The New York Times reported last Sunday that Nike, Coca-Cola, Apple, and other corporations have been spending enormous sums to lobby Congress to weaken the McGovern-Rubio bill, claiming that it “could wreak havoc on supply chains that are deeply embedded in China.” That is undoubtedly true. According to the Congressional-Executive Commission on China, an independent federal agency that monitors Chinese human rights developments, American corporations that have manufacturing facilities in Xinjiang or that source raw materials from the province are “tainted by forced labor.”

It is difficult for any company to have any commercial dealings in the province, the commission found, without benefiting from its systemic enslavement, human trafficking, mass detention, and extreme surveillance. In addition to Nike and Coca-Cola, the commission’s list of companies suspected of using forced labor, either directly or indirectly, included Adidas, Calvin Klein, Campbell Soup, Costco, H&M, Patagonia, Kraft Heinz, and Tommy Hilfiger.

Of course, American corporations don’t openly endorse slave labor or excuse China’s repression of Uighur Muslims and other minorities. Many of them hide behind a convenient fig leaf — that their Chinese operations are scrutinized by outside auditors for any complicity with human rights atrocities. Coca-Cola, for example, told the Times that it “strictly prohibits any type of forced labor in our supply chain” and uses third-party auditors to keep tabs on its suppliers.

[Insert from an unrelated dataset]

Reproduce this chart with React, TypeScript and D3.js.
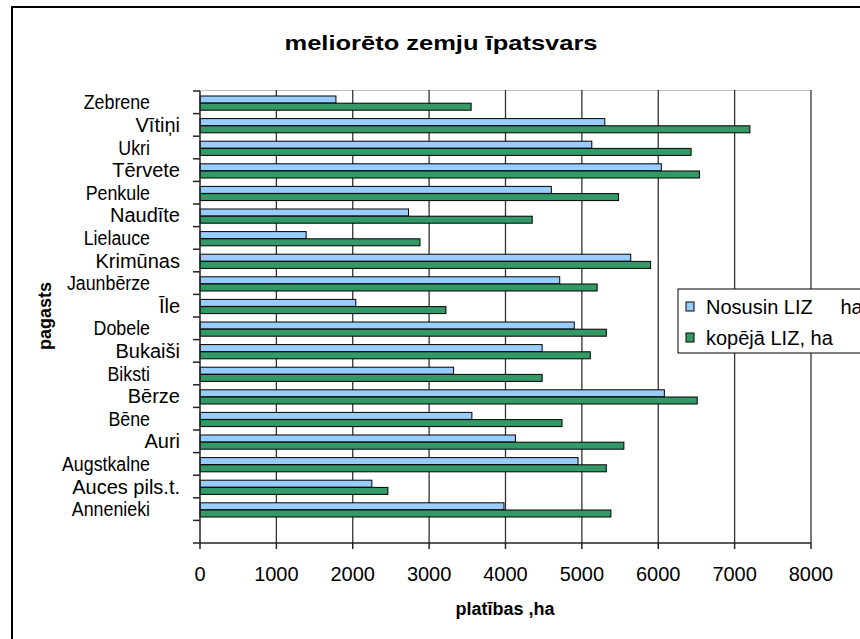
import React from "react";
import * as d3 from "d3";

const categories: string[] = [
  "", "Annenieki", "Auces pils.t.", "Augstkalne", "Auri", "Bēne", "Bērze", "Biksti",
  "Bukaiši", "Dobele", "Īle", "Jaunbērze", "Krimūnas", "Lielauce", "Naudīte",
  "Penkule", "Tērvete", "Ukri", "Vītiņi", "Zebrene",
];
const nosusin: (number | null)[] = [
  null, 3980, 2250, 4950, 4130, 3560, 6080, 3320, 4480, 4900, 2040, 4710, 5640,
  1390, 2730, 4600, 6040, 5130, 5300, 1780,
];
const kopeja: (number | null)[] = [
  null, 5380, 2460, 5320, 5550, 4740, 6510, 4480, 5110, 5320, 3220, 5200, 5900,
  2880, 4350, 5480, 6540, 6430, 7200, 3550,
];
const seriesNames = ["Nosusin LIZ     ha", "kopējā LIZ, ha"];
const seriesColors = ["#99CCFF", "#339966"];
const xTicks = [0, 1000, 2000, 3000, 4000, 5000, 6000, 7000, 8000];
const title = "meliorēto zemju īpatsvars";
const xTitle = "platības ,ha";
const yTitle = "pagasts";

const FONT = "'Liberation Sans', Arial, sans-serif";

export default function App() {
  const left = 200, right = 811, top = 91, bottom = 543;
  const x = d3.scaleLinear().domain([0, 8000]).range([left, right]);
  const y = d3.scaleBand<string>()
    .domain(categories.map((c, i) => i + "|" + c).reverse())
    .range([top, bottom])
    .paddingInner(0)
    .paddingOuter(0);
  const bw = y.bandwidth();
  const keys = categories.map((c, i) => i + "|" + c);
  const series = [nosusin, kopeja];

  return (
    <svg width={860} height={639} style={{ position: "absolute", left: 0, top: 0, background: "#fff" }} fontFamily={FONT}>
      <rect x={0} y={0} width={860} height={639} fill="#fff" />
      <rect x={12} y={7} width={900} height={700} fill="#fff" stroke="#000" strokeWidth={2} />
      <text x={441} y={50} fontSize={21} fontWeight="bold" textAnchor="middle" textLength={313} lengthAdjust="spacingAndGlyphs">{title}</text>

      {/* plot area border (top) */}
      <line x1={left} x2={right} y1={top - 0.5} y2={top - 0.5} stroke="#c0c0c0" strokeWidth={1} />
      {/* gridlines */}
      {xTicks.slice(1).map((t) => (
        <line key={"g" + t} x1={x(t)} x2={x(t)} y1={top - 1} y2={bottom} stroke="#333" strokeWidth={1.3} />
      ))}

      {/* bars */}
      {keys.map((k, i) =>
        series.map((s, si) => {
          const v = s[i];
          if (v == null) return null;
          const y0 = (y(k) as number) + 5 + si * 7.2;
          return (
            <rect key={k + si} x={x(0)} y={y0} width={x(v) - x(0)} height={7}
              fill={seriesColors[si]} stroke="#000" strokeWidth={1} />
          );
        })
      )}

      {/* axes */}
      <line x1={left} x2={left} y1={top} y2={bottom} stroke="#222" strokeWidth={1.5} />
      <line x1={left - 7} x2={right} y1={bottom} y2={bottom} stroke="#222" strokeWidth={1.5} />
      {keys.map((k) => (
        <line key={"yt" + k} x1={left - 7} x2={left} y1={y(k) as number} y2={y(k) as number} stroke="#222" strokeWidth={1.5} />
      ))}
      {xTicks.map((t) => (
        <g key={"xt" + t}>
          <line x1={x(t)} x2={x(t)} y1={bottom} y2={bottom + 6} stroke="#222" strokeWidth={1.5} />
          <text x={x(t)} y={581} fontSize={20} textAnchor="middle">{t}</text>
        </g>
      ))}

      {/* category labels */}
      {keys.map((k, i) => {
        const name = categories[i];
        if (!name) return null;
        const cy = (y(k) as number) + bw / 2 + 7;
        if (i % 2 === 1) {
          return (
            <text key={"l" + k} transform={`translate(150,${cy}) scale(0.89,1)`} fontSize={20} textAnchor="end">{name}</text>
          );
        }
        return (
          <text key={"l" + k} x={180} y={cy} fontSize={20} textAnchor="end">{name}</text>
        );
      })}

      <text x={505} y={615} fontSize={18} fontWeight="bold" textAnchor="middle">{xTitle}</text>
      <text transform="translate(51,316) rotate(-90)" fontSize={18} fontWeight="bold" textAnchor="middle">{yTitle}</text>

      {/* legend */}
      <rect x={678} y={289} width={250} height={64} fill="#fff" stroke="#000" strokeWidth={1} />
      {seriesNames.map((n, i) => (
        <g key={"lg" + i}>
          <rect x={686} y={302 + i * 31} width={8} height={9} fill={seriesColors[i]} stroke="#000" strokeWidth={1} />
          <text x={706} y={314 + i * 31} fontSize={20} style={{ whiteSpace: "pre" }}>{n}</text>
        </g>
      ))}
    </svg>
  );
}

But unbiased vetting of operations in China — the world’s most Orwellian and intrusive police state — is a fantasy. In its findings, the Uighur Forced Labor Prevention Act calls such audits “unreliable” because of the “inability of witnesses to speak freely about working conditions given government surveillance and coercion, and the incentive of government officials to conceal government-sponsored forced labor.” The Workers Rights Consortium, which investigates conditions in apparel factories worldwide, noted last year that in Xinjiang it “would not be feasible” for auditors to interview workers, because of the “ongoing threats against the families of the detainees.” Any attempts to do so, it warned, “were more likely to endanger workers than yield reliable evidence.”

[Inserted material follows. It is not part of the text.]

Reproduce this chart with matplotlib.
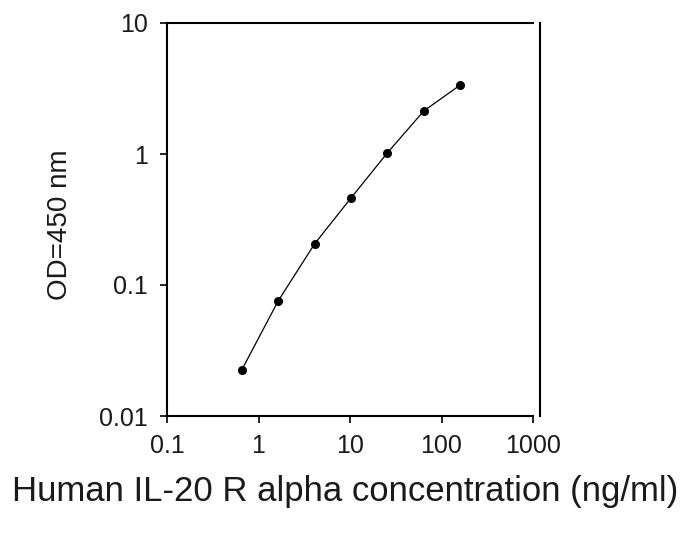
import matplotlib
matplotlib.use("Agg")
import matplotlib.pyplot as plt

plt.rcParams['font.family'] = ['Liberation Sans', 'DejaVu Sans']

concentration = [0.655, 1.64, 4.1, 10.24, 25.6, 64, 160]
od450 = [0.0224, 0.0755, 0.206, 0.461, 1.02, 2.13, 3.36]
x_ticks = [0.1, 1, 10, 100, 1000]
x_tick_labels = ["0.1", "1", "10", "100", "1000"]
y_ticks = [0.01, 0.1, 1, 10]
y_tick_labels = ["0.01", "0.1", "1", "10"]

fig = plt.figure(figsize=(6.88, 5.41), dpi=100)
ax = fig.add_axes([167/688, 1-416/541, (533-167)/688, (416-23)/541])

ax.plot(concentration, od450, color='black', linewidth=0.9, marker='o',
        markersize=5.5, markerfacecolor='black', markeredgecolor='black')

ax.set_xscale('log')
ax.set_yscale('log')
ax.set_xlim(0.1, 1000)
ax.set_ylim(0.01, 10)
ax.set_xticks(x_ticks)
ax.set_xticklabels(x_tick_labels)
ax.set_yticks(y_ticks)
ax.set_yticklabels(y_tick_labels)
ax.minorticks_off()
ax.tick_params(axis='both', direction='out', length=5, width=1.2,
               labelsize=18, colors='black', labelcolor='#1a1a1a')
ax.tick_params(axis='x', pad=8)
ax.tick_params(axis='y', pad=9)

for s in ax.spines.values():
    s.set_linewidth(1.5)
ax.spines['right'].set_position(('outward', 5))

ax.set_xlabel('Human IL-20 R alpha concentration (ng/ml)', fontsize=25,
              va='center', color='#1a1a1a')
ax.xaxis.set_label_coords((345-167)/366, (416-492)/393)
ax.set_ylabel('OD=450 nm', fontsize=20, va='center', color='#1a1a1a')
ax.yaxis.set_label_coords((60-167)/366, (416-225)/393)

fig.savefig('out.png', dpi=100)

No corporation with ties to China should be allowed to pretend that it is unaware of, or untainted by, the industrial-scale assault on human rights in Xinjiang — or, indeed, the rest of the country. The Communist regime that rules China is one of the cruelest on the planet. From its occupation of Tibet to its persecution of Christians, from its ruthless crushing of pro-democracy activism to its harvesting of organs from prisoners of conscience, China engages in crimes against humanity on a vast scale. Especially horrific is its savagery in Xinjiang. Through mass incarceration, torture, compelled violations of religious principles, involuntary abortions and sterilization, and family breakups — in addition to forced labor — China is methodically eradicating its Uighur Muslim minority.

American businesses and their customers should not underwrite such crimes.

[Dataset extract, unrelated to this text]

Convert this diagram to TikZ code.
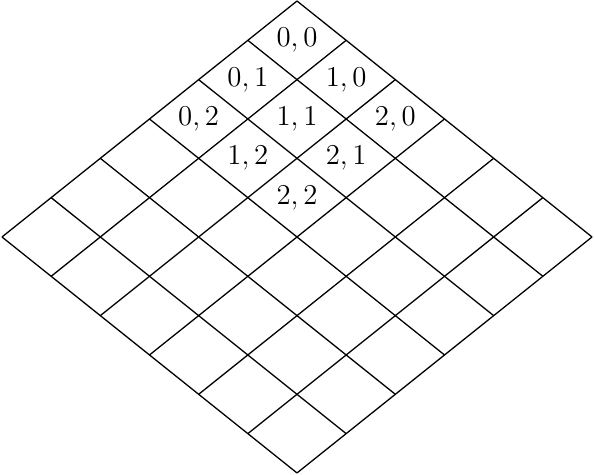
\documentclass[tikz,border=0pt]{standalone}
\usepackage{tikz}

\tikzset{
  gridline/.style={line width=0.65pt},
  celllabel/.style={font=\fontsize{13.5}{16}\selectfont,inner sep=0pt}
}

\begin{document}
\begin{tikzpicture}[x=0.5pt,y=0.5pt]
  \useasboundingbox (0,0) rectangle (594,475);
  % tilted grid, origin at the top corner
  \begin{scope}[shift={(297,474)},x={(24.585pt,-19.665pt)},y={(-24.585pt,-19.665pt)}]
    \foreach \k in {0,...,6} {
      \draw[gridline] (\k,0) -- (\k,6);
      \draw[gridline] (0,\k) -- (6,\k);
    }
    \foreach \i/\j in {0/0,1/0,2/0,0/1,1/1,2/1,0/2,1/2,2/2}
      \node[celllabel] (c\i\j) at (\i+0.5,\j+0.5) {$\i,\j$};
  \end{scope}
\end{tikzpicture}
\end{document}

“A market economy can only work if its participants — producers and consumers alike — adhere to a moral framework,” writes Shay Khatiri, a graduate student at Johns Hopkins University’s School of Advanced International Studies, in an essay for The Bulwark. Free trade untrammeled by tariffs, quotas, export subsidies, and other protectionist mechanisms may be the world’s greatest engine of prosperity and growth. But free trade is not free if it relies on human bondage or enriches those whose goal is the destruction of freedom. During the Nazi era, prominent US corporations — Kodak, General Motors, IBM, Coca-Cola, and even the Associated Press — collaborated with evil, turning a blind eye to the barbarities of the Third Reich in order to expand market share and make money. Prominent corporations today with factories or suppliers in Xinjiang are guilty of similar collaboration.

It isn’t within Congress’s power to wipe out forced labor in China. But Congress does have the power to make American firms choose between publicly acknowledging that they benefit from Uighur enslavement or finding other places to do business. The importation of goods made by forced labor has been illegal in the United States since 1930, but the bill before the Senate would require companies to show “by clear and convincing evidence” that their imports aren’t implicated. In other words, it would shift the burden of proof: Rather than allow goods to be banned only if the government demonstrates they were produced with forced labor, it would make companies responsible for demonstrating that their products are clean.

Many of America’s greatest companies routinely trumpet their support for justice and human rights, even as they deepen their ties to a terrible dictatorship. The bill they want Congress to weaken would expose those ties to public pressure and force them to change the way they do business. All the more reason for Congress to tune out the lobbyists’ pleas and pass the legislation intact.

(Jeff Jacoby is a columnist for The Boston Globe).